Dann helfen wir jetzt mal ein bisschen nach und geben Ihnen eine Superkraft, die Ihnen beruflich weiterhelfen würde: Welche wäre das?
Hui, danke! Dazu muss ich kurz etwas ausholen: Vor Kurzem haben wir bei Schaeffler das traditionelle Schaeffler-Kolloquium veranstaltet, unsere größte und wichtigste Kundenveranstaltung. Verglichen mit dem letzten Kolloquium vor vier Jahren haben wir dort in den Themenfeldern Elektrifizierung, Fahrwerkanwendungen und Lager mehr Innovationen, mehr neue Konzepte und mehr Prototypen gezeigt als jemals zuvor bei einem solchen Event. Wenn ich eine Superkraft hätte, dann möchte ich genau diesen Innovationsgeist, diese Begeisterung des gesamten Teams und den Mut, immer neue Technologien für eine Mobilität im Wandel zu entwickeln, beibehalten und in die Zukunft tragen.
Vielen Dank für das Gespräch!
Zur Person: Matthias Zink
Als Vorstand Automotive Technologies ist Matthias Zink (geb. 1969) seit 2019 verantwortlich für die Unternehmensbereiche Motor- und Getriebesysteme, E-Mobilität, Lager, Fahrwerkssysteme und New Mobility. Hinzu kommt der Bereich Forschung und Entwicklung der Sparte Automotive Technologies sowie das Global Key Account Management.

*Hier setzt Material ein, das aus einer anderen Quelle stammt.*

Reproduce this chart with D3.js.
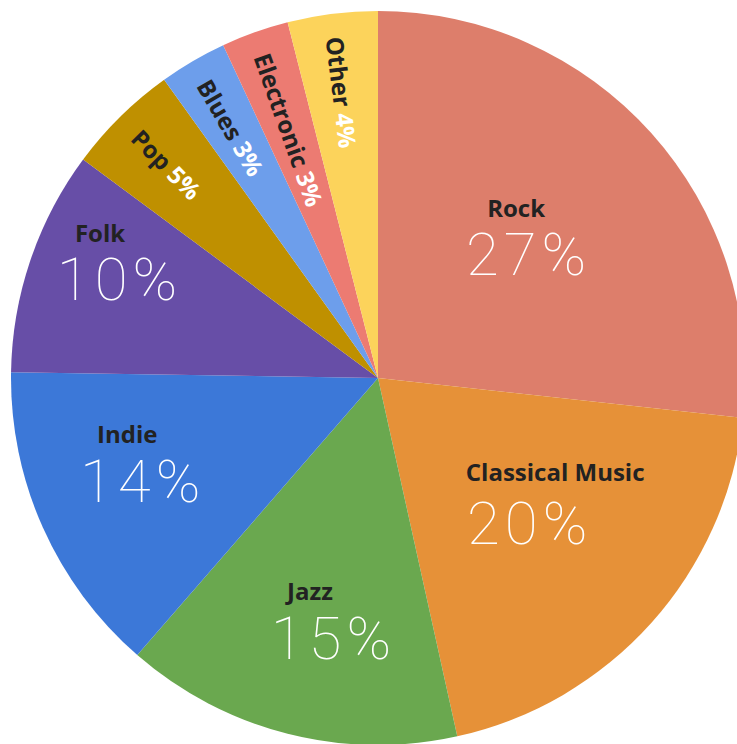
<!DOCTYPE html>
<html>
<head>
<meta charset="utf-8">
<script src="https://cdn.jsdelivr.net/npm/d3@7"></script>
<style>
  html, body { margin: 0; padding: 0; background: #ffffff; }
  svg { display: block; }
</style>
</head>
<body>
<svg id="chart" width="737" height="744"></svg>
<script>
// ---- data ----
const categories = ["Rock", "Classical Music", "Jazz", "Indie", "Folk", "Pop", "Blues", "Electronic", "Other"];
const values = [27, 20, 15, 14, 10, 5, 3, 3, 4];
const colors = ["#DD7E6B", "#E69138", "#6AA84F", "#3C78D8", "#674EA7", "#BF9000", "#6D9EEB", "#EC7B72", "#FCD35B"];

// ---- layout (not data) ----
const W = 737, H = 744;
const cx = 378, cy = 378, R = 367;
// big horizontal labels: percent glyph centre at polar (r, midAngle + da); name offset
const bigLabelLayout = {
  "Rock":            { r: 193, da: 2,   ndx: -10, ndy: -37 },
  "Classical Music": { r: 208, da: 2.3, ndx: 28,  ndy: -42 },
  "Jazz":            { r: 264, da: -4,  ndx: -21, ndy: -38 },
  "Indie":           { r: 259, da: 0.7, ndx: -13, ndy: -38 },
  "Folk":            { r: 279, da: 2,   ndx: -17, ndy: -37 }
};
const smallLabelStart = 344;
const pctSpacing = 5;

const data = categories.map((c, i) => ({ name: c, value: values[i], color: colors[i] }));

const svg = d3.select("#chart");
const g = svg.append("g").attr("transform", `translate(${cx},${cy})`);

const pie = d3.pie().value(d => d.value).sort(null).startAngle(0).endAngle(2 * Math.PI);
const arcs = pie(data);
const arc = d3.arc().innerRadius(0).outerRadius(R);

g.selectAll("path.slice")
  .data(arcs)
  .join("path")
  .attr("class", "slice")
  .attr("d", arc)
  .attr("fill", d => d.data.color);

const nameFont = "'Open Sans', 'Noto Sans', sans-serif";
const pctFont = "Roboto, Inter, Lato, sans-serif";

arcs.forEach(a => {
  const mid = (a.startAngle + a.endAngle) / 2;
  const L = bigLabelLayout[a.data.name];
  if (L) {
    const ang = mid + L.da * Math.PI / 180;
    const px = L.r * Math.sin(ang);
    const py = -L.r * Math.cos(ang);
    g.append("text")
      .attr("x", px + pctSpacing / 2).attr("y", py + 21)
      .attr("text-anchor", "middle")
      .style("font-family", pctFont)
      .style("font-weight", 100)
      .style("font-size", "60px")
      .style("letter-spacing", pctSpacing + "px")
      .attr("fill", "#ffffff")
      .text(a.data.value + "%");
    g.append("text")
      .attr("x", px + L.ndx).attr("y", py + L.ndy)
      .attr("text-anchor", "middle")
      .style("font-family", nameFont)
      .style("font-weight", 700)
      .style("font-size", "24px")
      .attr("fill", "#222222")
      .text(a.data.name);
  } else {
    const sx = smallLabelStart * Math.sin(mid);
    const sy = -smallLabelStart * Math.cos(mid);
    const rot = mid * 180 / Math.PI - 270;
    const t = g.append("text")
      .attr("transform", `translate(${sx},${sy}) rotate(${rot})`)
      .attr("text-anchor", "start")
      .attr("dominant-baseline", "central")
      .style("font-family", nameFont)
      .style("font-weight", 700)
      .style("font-size", "24px");
    t.append("tspan").attr("fill", "#222222").text(a.data.name + " ");
    t.append("tspan").attr("fill", "#ffffff").text(a.data.value + "%");
  }
});
</script>
</body>
</html>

Der studierte Maschinenbauer mit Schwerpunkt Kraftfahrzeugtechnik machte sein Diplom an der Uni Karlsruhe 1994. Zink bezeichnet sich selbst als „Car guy“. Seine Karriere bei Schaeffler begann 1994 bei LuK, sehr schnell übernahm er Führungsverantwortung und entsprechende Positionen im Unternehmen. In den Folgejahren hatte Matthias Zink verschiedene Führungspositionen inne, bevor er 2006 den Geschäftsbereich Kupplungssysteme verantwortete. Nach sieben Jahren erfolgreicher Leitung des Geschäftsbereichs übernahm er 2012 die Leitung von Schaeffler Automotive Asien/Pazifik in China. 2014 kehrte er nach Deutschland zurück.